So far, it has pulled in only $3.6 billion in funding for research, manufacturing and subsidies for poor countries. AstraZeneca, one of three companies that have promised to deliver vaccines, just announced promising data showing that its candidate is 70 percent effective on average, and potentially up to 90 percent effective. It is not yet known whether the other two will be effective. And it may be difficult to secure the necessary billions of doses in an affordable, timely way because the United States and other wealthy countries have cut separate deals for their citizens.

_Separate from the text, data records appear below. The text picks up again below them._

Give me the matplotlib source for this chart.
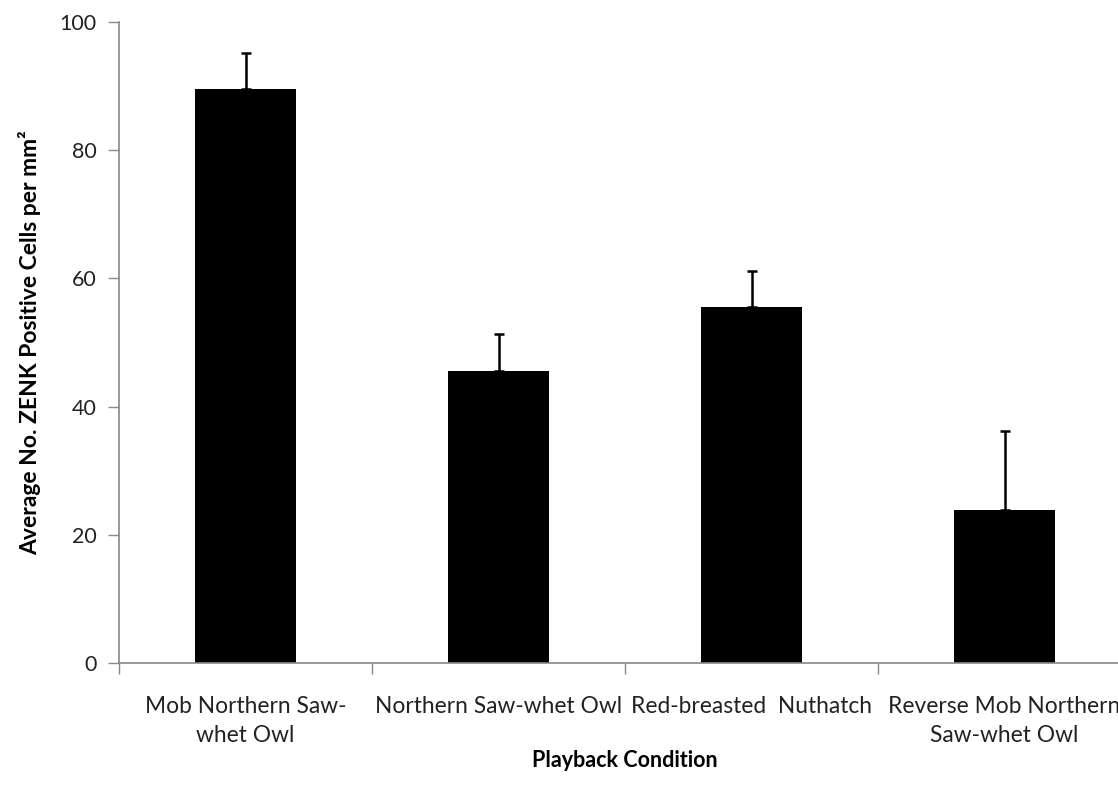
import matplotlib
matplotlib.use("Agg")
import matplotlib.pyplot as plt
import numpy as np

plt.rcParams['font.family'] = ['Lato', 'DejaVu Sans']

categories = ["Mob Northern Saw-\nwhet Owl", "Northern Saw-whet Owl",
              "Red-breasted  Nuthatch", "Reverse Mob Northern\nSaw-whet Owl"]
means = [89.5, 45.5, 55.5, 23.8]
errors = [5.7, 5.8, 5.7, 12.4]

fig = plt.figure(figsize=(11.18, 7.99), dpi=100)
# axes run past the right edge of the picture, as in the original
ax = fig.add_axes([119/1118, 136/799, 1012/1118, 641/799])

x = np.arange(len(categories))
ax.bar(x, means, width=0.4, color='black', zorder=2)
ax.errorbar(x, means, yerr=[np.zeros(len(errors)), errors], fmt='none',
            ecolor='black', elinewidth=1.8, capsize=3.5, capthick=1.8, zorder=3)

ax.set_xlim(-0.5, len(categories) - 0.5)
ax.set_ylim(0, 100)
ax.set_yticks(np.arange(0, 101, 20))

# tick marks between categories, labels at the centres
ax.set_xticks(np.arange(-0.5, len(categories), 1.0))
ax.set_xticklabels([])
ax.set_xticks(x, minor=True)
ax.set_xticklabels(categories, minor=True, fontsize=16.4, color='#222222',
                   linespacing=1.45)
ax.tick_params(axis='x', which='minor', length=0, pad=24)
ax.tick_params(axis='x', which='major', length=8, width=1, color='#888888', direction='out')
ax.tick_params(axis='y', length=8, width=1, color='#888888', labelsize=15.5,
               labelcolor='#222222', pad=8)

for side in ['top', 'right']:
    ax.spines[side].set_visible(False)
for side in ['left', 'bottom']:
    ax.spines[side].set_color('#888888')
    ax.spines[side].set_linewidth(1.2)

ax.set_ylabel("Average No. ZENK Positive Cells per mm\u00b2", fontsize=16.5,
              fontweight='bold', labelpad=13)
ax.set_xlabel("Playback Condition", fontsize=15.5, fontweight='bold', labelpad=3)

fig.savefig("out.png", dpi=100)
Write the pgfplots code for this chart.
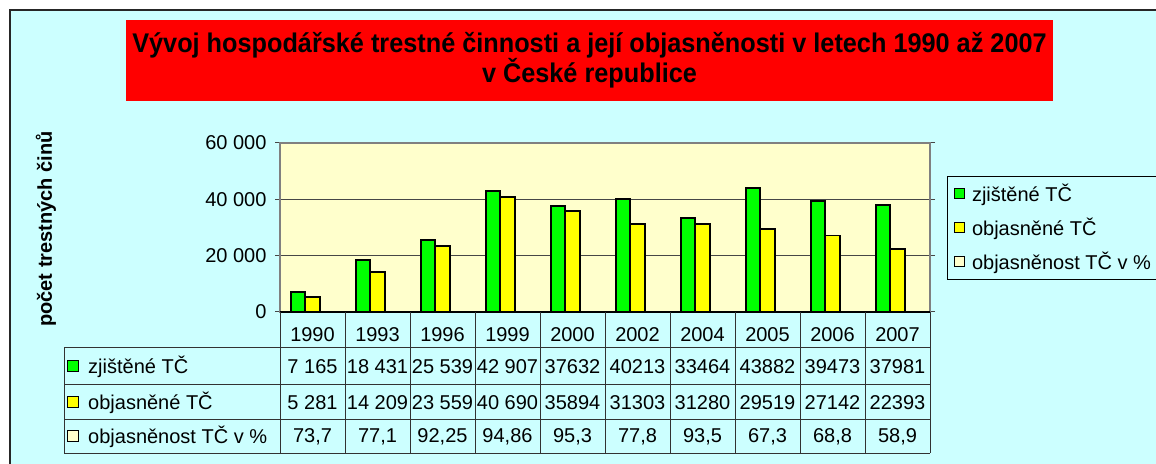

In recent months, Mr. Gates, who emphasizes that he is one of many involved in the vaccine effort, has hosted online round tables with drug company officials. He has pursued financial commitments from world leaders: In one week alone, he and his wife and co-chair, Melinda Gates, spoke with President Emmanuel Macron of France, Chancellor Angela Merkel of Germany, President Ursula von der Leyen of the European Commission and Crown Prince Mohammed bin Zayed of Abu Dhabi.
In Washington, he has consulted frequently with Dr. Anthony S. Fauci, the nation’s chief infectious disease expert and a longtime collaborator on vaccine initiatives, and talked to Senator Mitch McConnell, a polio survivor who has been supportive of programs to eradicate that and other scourges. And to help staff the vaccine effort, his foundation has provided millions of dollars for McKinsey & Company consultants.
“Some people will say, ‘Why should it be him?’” said Dr. Ariel Pablos-Méndez, former director of knowledge management at the W.H.O. “He has the star power. He has the resources. He cares. There are many players that do things, but not at the scale of Gates.”
If the initiative, aided by Mr. Gates’s fortune and focus, manages to help protect the world’s poor from a virus that has already killed more than 1.3 million people, it will affirm the strategies he has promoted in his philanthropic work, including incentives for drug companies.
If the endeavor falls short, however, it could intensify calls for a more radical approach.
Amid the pandemic, some public health officials and advocates argue that vaccine makers, many of which have benefited from unprecedented public funding, should be compelled to share their technology, data and know-how to maximize production. India and South Africa, for example, are pushing to suspend the global enforcement of intellectual property rights involving the virus.
Dr. Zweli Lawrence Mkhize, South Africa’s health minister, said that the usual practices did not apply in this crisis. “There has to be a degree of broader consultation that looks at what is best for humanity,” he said in an interview.